Zimbabwe’s government is considering rationing fuel as a temporary measure to alleviate a crisis at the National Oil Company of Zimbabwe (NOCZIM), media reports said on Monday.
The reports said the rationing could be a prelude to raising the retail price of fuel. A NOCZIM spokesman said fuel stocks were already low and that the company sold its fuel for up to 40 percent less than the import cost.
NOCZIM’s losses at the end of last year amounted to US $145 million, while oil industry sources estimated that the company was losing more than US $2.6 million a month.
Most of the losses have been attributed to corruption and mismanagement, but the government has refused to end the company’s monopoly on fuel imports citing “strategic considerations”.

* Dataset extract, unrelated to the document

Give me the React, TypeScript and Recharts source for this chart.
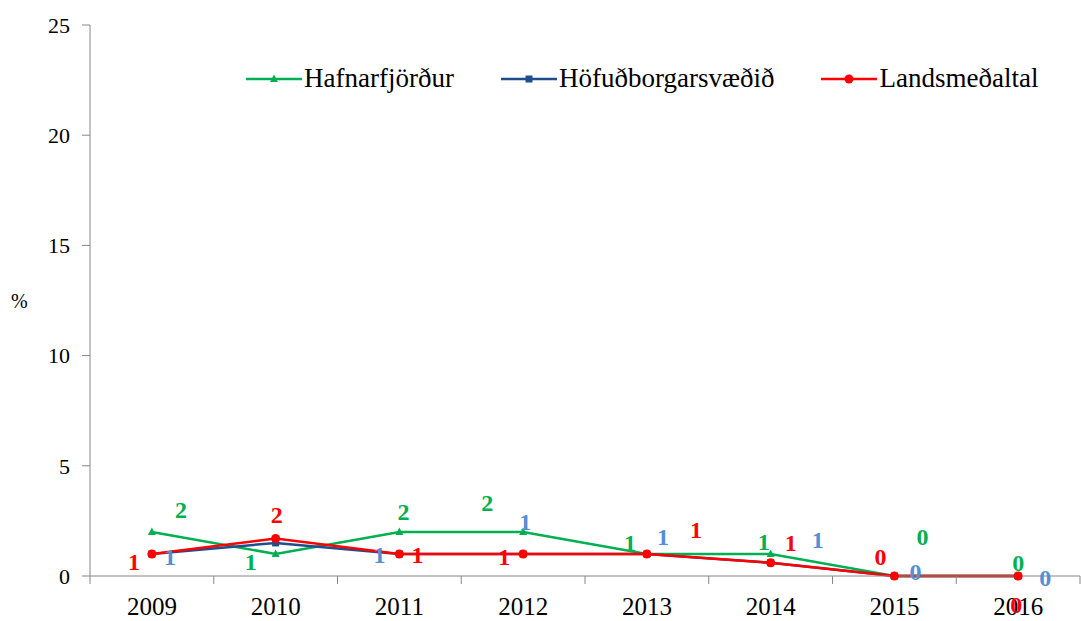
import { LineChart, Line, XAxis, YAxis, Legend, LabelList } from 'recharts';

const years = ['2009', '2010', '2011', '2012', '2013', '2014', '2015', '2016'];
const hafnarfjordur = [2, 1, 2, 2, 1, 1, 0, 0];
const hofudborgarsvaedid = [1, 1.5, 1, 1, 1, 0.6, 0, 0];
const landsmedaltal = [1, 1.7, 1, 1, 1, 0.6, 0, 0];
const yTicks = [0, 5, 10, 15, 20, 25];

// where each value label sits relative to its point (dx, dy); null = not shown
const greenLabelOffsets = [[29, -22], [-25, 8], [4, -20], [-36, -29], [-17, -11], [-7, -12], [28, -39], [0, -13]];
const blueLabelOffsets = [[18, 3], null, [-20, 1], [2, -32], [16, -17], [47, -23], [21, -4], [27, 2]];
const redLabelOffsets = [[-18, 8], [1, -24], [18, 1], [-19, 3], [49, -24], [20, -20], [-14, -19], [-2, 29]];

const FONT = "'Liberation Serif', Tinos, 'Times New Roman', 'DejaVu Serif', serif";
const WIDTH = 1081;
const HEIGHT = 621;
const Y_AXIS_W = 90;
const PLOT_W = WIDTH - Y_AXIS_W - 1;
const BAND = PLOT_W / years.length;

const GREEN = '#00B050';
const NAVY = '#1F4E8C';
const LIGHT_BLUE = '#558ED5';
const RED = '#FF0000';
const AXIS = '#868686';

const data = years.map((year, i) => ({
  year,
  hafnarfjordur: hafnarfjordur[i],
  hofudborgarsvaedid: hofudborgarsvaedid[i],
  landsmedaltal: landsmedaltal[i],
}));

function Marker({ shape, cx, cy, color }: { shape: string; cx: number; cy: number; color: string }) {
  if (shape === 'triangle') {
    return <polygon points={`${cx},${cy - 4.5} ${cx - 4},${cy + 3} ${cx + 4},${cy + 3}`} fill={color} />;
  }
  if (shape === 'square') {
    return <rect x={cx - 3.5} y={cy - 3.5} width={7} height={7} fill={color} />;
  }
  return <circle cx={cx} cy={cy} r={4.5} fill={color} />;
}

const makeDot = (shape: string, color: string) => (props: any) => {
  const { cx, cy, index } = props;
  if (cx == null || cy == null) return <g key={index} />;
  return <Marker key={index} shape={shape} cx={cx} cy={cy} color={color} />;
};

const makeLabel = (offsets: (number[] | null)[], color: string) => (props: any) => {
  const { index, value } = props;
  const off = offsets[index];
  const x = props.x ?? props.viewBox?.x;
  const y = props.y ?? props.viewBox?.y;
  if (!off || x == null || y == null) return null;
  return (
    <text
      key={index}
      x={x + off[0]}
      y={y + off[1]}
      textAnchor="middle"
      dominantBaseline="central"
      fontFamily={FONT}
      fontWeight="bold"
      fontSize={24}
      fill={color}
    >
      {Math.round(Number(value))}
    </text>
  );
};

function XTick(props: any) {
  const { x, y, payload, index } = props;
  const last = index === years.length - 1;
  return (
    <g>
      <line x1={x - BAND / 2} x2={x - BAND / 2} y1={y - 8} y2={y} stroke={AXIS} />
      {last && <line x1={x + BAND / 2} x2={x + BAND / 2} y1={y - 8} y2={y} stroke={AXIS} />}
      <text x={x} y={y + 31} textAnchor="middle" fontFamily={FONT} fontSize={25} fill="#000">
        {payload.value}
      </text>
    </g>
  );
}

const legendItems = [
  { name: 'Hafnarfjörður', color: GREEN, shape: 'triangle' },
  { name: 'Höfuðborgarsvæðið', color: NAVY, shape: 'square' },
  { name: 'Landsmeðaltal', color: RED, shape: 'circle' },
];

function LegendContent() {
  return (
    <div style={{ display: 'flex', alignItems: 'center', fontFamily: FONT, fontSize: 27, whiteSpace: 'nowrap' }}>
      {legendItems.map((item) => (
        <div key={item.name} style={{ display: 'flex', alignItems: 'center', marginRight: 47 }}>
          <svg width={56} height={12} style={{ marginRight: 2 }}>
            <line x1={0} x2={56} y1={6} y2={6} stroke={item.color} strokeWidth={2.5} />
            <Marker shape={item.shape} cx={28} cy={6} color={item.color} />
          </svg>
          <span>{item.name}</span>
        </div>
      ))}
    </div>
  );
}

export default function App() {
  return (
    <div style={{ position: 'absolute', left: 0, top: 0, background: '#fff' }}>
      <LineChart width={WIDTH} height={HEIGHT} data={data} margin={{ top: 25, right: 1, bottom: 0, left: 0 }}>
        <XAxis
          dataKey="year"
          height={45}
          padding={{ left: BAND / 2, right: BAND / 2 }}
          axisLine={{ stroke: AXIS }}
          tickLine={false}
          tickSize={8}
          tickMargin={0}
          tick={<XTick />}
          interval={0}
        />
        <YAxis
          width={Y_AXIS_W}
          domain={[0, 25]}
          ticks={yTicks}
          axisLine={{ stroke: AXIS }}
          tickLine={{ stroke: AXIS }}
          tickSize={8}
          tickMargin={12}
          tick={{ fontFamily: FONT, fontSize: 22, fill: '#000' }}
          label={{ value: '%', position: 'insideLeft', offset: 11, style: { fontFamily: FONT, fontSize: 20, fill: '#000' } }}
        />
        <Legend
          layout="horizontal"
          verticalAlign="middle"
          align="center"
          content={<LegendContent />}
          wrapperStyle={{ top: 63, left: 246, width: 'auto' }}
        />
        <Line
          dataKey="hafnarfjordur"
          name="Hafnarfjörður"
          stroke={GREEN}
          strokeWidth={2.5}
          dot={makeDot('triangle', GREEN)}
          activeDot={false}
          isAnimationActive={false}
        >
          <LabelList dataKey="hafnarfjordur" content={makeLabel(greenLabelOffsets, GREEN)} />
        </Line>
        <Line
          dataKey="hofudborgarsvaedid"
          name="Höfuðborgarsvæðið"
          stroke={NAVY}
          strokeWidth={2.5}
          dot={makeDot('square', NAVY)}
          activeDot={false}
          isAnimationActive={false}
        >
          <LabelList dataKey="hofudborgarsvaedid" content={makeLabel(blueLabelOffsets, LIGHT_BLUE)} />
        </Line>
        <Line
          dataKey="landsmedaltal"
          name="Landsmeðaltal"
          stroke={RED}
          strokeWidth={2.5}
          dot={makeDot('circle', RED)}
          activeDot={false}
          isAnimationActive={false}
        >
          <LabelList dataKey="landsmedaltal" content={makeLabel(redLabelOffsets, RED)} />
        </Line>
      </LineChart>
    </div>
  );
}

Requests by the company to raise prices have been rejected by the government, which feared possible violent rioting from a populace already suffering under recent steep increases in food and commodity prices.
Inflation was now reported to be heading for 60 percent and President Robert Mugabe’s government has resorted to introducing a system of consumer price controls, which producers and manufacturers say are driving them into bankruptcy.
Oil industry sources said without an immediate increase in the price of fuel, some oil companies could be forced out of business. The increase would also affect the price of paraffin. Already in short supply, paraffin is used in most low income households for cooking and heating.
NOCZIM has increased fuel prices only twice despite the 65 percent slump in the value of Zimbabwe’s currency since late 1997.